The duration of playback of the stored data for both static sound chip 20 and dynamic sound chip 20′ is controlled through the value of resistor R2, as is illustrated by the graph in FIG. 5. The higher the resistance value of R2, the longer the static sound chip 20 and the dynamic sound chip 20′ transmit information to the R/A device 14/114 for play back.
In other alternative arrangements, a computer 16 can be coupled to the R/A device 14/114. During operation of the system 10/10′ in this arrangement, the computer outputs audio signals based on the information stored in chip 20/20′. It can be appreciated that the chip 20/20′ could also store control signals, such that information either stored in the computer, or an attached database, e.g., the Internet or Intranet, can be played back for the user upon locking of the object 12 and the R/A device 14/114 through any one of the alternative configuration of connector 42/142.
Again turning to FIG. 1, an alternative configuration of the object 12 can include an illuminating device 90 (shown in phantom by dashed lines), which is coupled between the VCC and ground. This device 90 can be, for example, one or more colored LEDs, incandescent bulbs, strobe bulbs, or the like, which will allow a visual as well as audio attraction to the object 12. For example, the object 12 could be a land vehicle with flashing head lights 90 or a bird's eye (see FIG. 7C and discussion below).
FIG. 1 also shows a mechanical section 92 in phantom.
With reference to FIGS. 6A and 6B, a R/A device 214 according to a another preferred embodiment of the present invention is shown. The R/A device 214 includes a circular section 270 that is coupled to a motor 272 through a shaft 274. In this configuration, the object (not shown) can rotate in either direction, which allows for an increased field of view of the object during its use by a user.
Turing to FIG. 7A, an object 312 according to another preferred embodiment is shown. In this configuration the object 312 has a sensor 380, for example and acoustic or optical sensor, that can pick up a signal transmitted from a second object 382 that comes within a certain proximity of the object 312. In one preferred embodiment, the object 312 is a planet and the second object 382 is an asteroid.
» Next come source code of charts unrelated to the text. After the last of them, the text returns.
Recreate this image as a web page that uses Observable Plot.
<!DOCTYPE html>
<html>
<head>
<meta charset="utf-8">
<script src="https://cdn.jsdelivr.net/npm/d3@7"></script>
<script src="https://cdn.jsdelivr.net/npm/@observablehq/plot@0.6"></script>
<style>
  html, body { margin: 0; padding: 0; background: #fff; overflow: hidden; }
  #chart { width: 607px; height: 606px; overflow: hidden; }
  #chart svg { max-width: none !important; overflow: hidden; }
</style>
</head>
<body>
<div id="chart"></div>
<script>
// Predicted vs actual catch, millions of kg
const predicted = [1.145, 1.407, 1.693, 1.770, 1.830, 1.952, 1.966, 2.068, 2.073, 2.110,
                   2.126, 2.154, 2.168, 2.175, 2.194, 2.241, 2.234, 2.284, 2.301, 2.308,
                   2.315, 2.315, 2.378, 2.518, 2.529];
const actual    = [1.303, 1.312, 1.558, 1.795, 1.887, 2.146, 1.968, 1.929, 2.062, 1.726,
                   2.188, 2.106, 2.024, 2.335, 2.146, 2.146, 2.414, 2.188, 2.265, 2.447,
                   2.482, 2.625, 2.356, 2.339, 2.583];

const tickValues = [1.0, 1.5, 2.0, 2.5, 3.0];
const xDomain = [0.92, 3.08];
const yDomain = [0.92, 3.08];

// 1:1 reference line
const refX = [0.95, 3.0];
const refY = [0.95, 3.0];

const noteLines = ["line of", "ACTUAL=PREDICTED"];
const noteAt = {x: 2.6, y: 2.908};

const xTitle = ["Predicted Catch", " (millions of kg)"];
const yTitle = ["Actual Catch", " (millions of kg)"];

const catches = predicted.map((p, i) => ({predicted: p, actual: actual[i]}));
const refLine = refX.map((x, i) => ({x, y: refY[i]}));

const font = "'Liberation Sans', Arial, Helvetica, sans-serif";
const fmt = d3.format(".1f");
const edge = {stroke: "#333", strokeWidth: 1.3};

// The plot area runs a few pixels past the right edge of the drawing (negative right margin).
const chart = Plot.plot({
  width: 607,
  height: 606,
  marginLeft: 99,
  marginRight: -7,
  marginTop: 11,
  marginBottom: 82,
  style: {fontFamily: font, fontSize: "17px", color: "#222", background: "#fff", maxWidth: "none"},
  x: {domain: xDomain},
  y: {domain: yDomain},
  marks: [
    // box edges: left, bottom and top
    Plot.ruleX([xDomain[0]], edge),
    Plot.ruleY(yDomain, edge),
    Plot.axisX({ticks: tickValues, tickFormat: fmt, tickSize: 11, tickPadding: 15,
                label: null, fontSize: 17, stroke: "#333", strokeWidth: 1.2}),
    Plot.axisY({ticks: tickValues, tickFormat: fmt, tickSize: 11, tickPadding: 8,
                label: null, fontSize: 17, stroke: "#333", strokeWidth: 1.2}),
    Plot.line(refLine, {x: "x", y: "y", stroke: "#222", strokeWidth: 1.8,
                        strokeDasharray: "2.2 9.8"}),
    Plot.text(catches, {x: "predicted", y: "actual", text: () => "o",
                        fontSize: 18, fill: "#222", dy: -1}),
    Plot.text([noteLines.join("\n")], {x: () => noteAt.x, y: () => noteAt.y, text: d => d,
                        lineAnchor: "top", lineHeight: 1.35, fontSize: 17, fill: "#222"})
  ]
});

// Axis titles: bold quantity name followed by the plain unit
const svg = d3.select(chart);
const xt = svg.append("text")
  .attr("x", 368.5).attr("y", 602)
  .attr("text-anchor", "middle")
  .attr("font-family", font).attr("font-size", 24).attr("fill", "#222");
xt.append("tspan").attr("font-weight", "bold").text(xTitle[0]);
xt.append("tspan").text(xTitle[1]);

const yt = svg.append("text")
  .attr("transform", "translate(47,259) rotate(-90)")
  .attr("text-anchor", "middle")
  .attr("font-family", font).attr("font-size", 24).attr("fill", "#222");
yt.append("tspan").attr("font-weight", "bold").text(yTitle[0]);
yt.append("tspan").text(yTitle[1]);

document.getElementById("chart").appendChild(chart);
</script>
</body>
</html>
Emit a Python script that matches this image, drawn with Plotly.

Then, the asteroid 382 is detected by the sensor 380, and a predetermined audio output is generated by the R/A device 314 corresponding with the asteroid 382.
In FIG. 7B, an object 412 according to another preferred embodiment is shown. In this embodiment, object 412 is preferably any type of card, e.g., a playing card, game card, trading card, sports card, collectors card, or the like. After coupling the object 412 to the R/A device 414, all the information relating to this card 412 is played through the R/A device 414. For example, this could be statistics on an athlete or information on a movie character.
Referring to FIG. 7C, another object 512 is shown attached to a base 514, where the base includes a stationary base portion 514B and a rotatable base portion 514A, which can be a similar to the rotatable section on the R/A device 214 in FIGS. 6A-6B. The rotatable base portion 514A houses a motor (not shown), which enables the object 512 to rotate when coupled to the stationary base portion 514B. As described above in reference to the static 20 and dynamic 20′ sound chips, the object 512 may contain programmed audio messages for playing when activated. In this alternative preferred embodiment, the object 512 can also include battery powered devices, such as small motors (see FIG. 8C) for moving character components, such as a bird's tail 590, and/or a LED 592 for illuminating any part of a bird 512, for example its eye.
The object 512 is also provided with a connector (not shown) that includes Vcc, GND, and SIG, as described above. Since the power is provided by the base 514 when the object 512 is coupled with corresponding connection points in the base 514, then other powered devices housed in the object 512, such as LEDs 592 or small motors (see FIG. 8C), can also be activated. Adding visual or mechanical activity to the object 512 along with audio activity provides additional stimulus for a user and keeps the user's attention for longer periods of time.
FIG. 8A shows a preferred schematic of an LED circuit that can be contained within the object 512. Connections at Vcc and GND, when coupled with corresponding connections in the base 514, cause the LED/light 592 to be activated until power is removed. One concern is the drain on the battery (not shown) in base 514 that powers the object 512. FIG. 8B shows an alternative configuration wherein an oscillator 596 is employed by the LED powering circuit to conserve power. The oscillator 596 conserves power by altering the duty cycle of the Vcc power provided to the LED 592, in effect turning the LED 592 repeatedly on and off, with a noticeable visual affect.
FIG. 8C shows a Vcc powered motor circuit that can also be housed within the bird's tail 590 of the object 512. As one may appreciate, the motor 598 may provide for reciprocating action of an object component, such as the moveable tail 590, for a spinning rotating action, a buzzing sound, a vibrating motion, or the like.
From the above description of the invention, those skilled in the art will perceive improvements, changes and modifications in the invention. Such improvements, changes and modifications within the skill of the art are intended to be covered.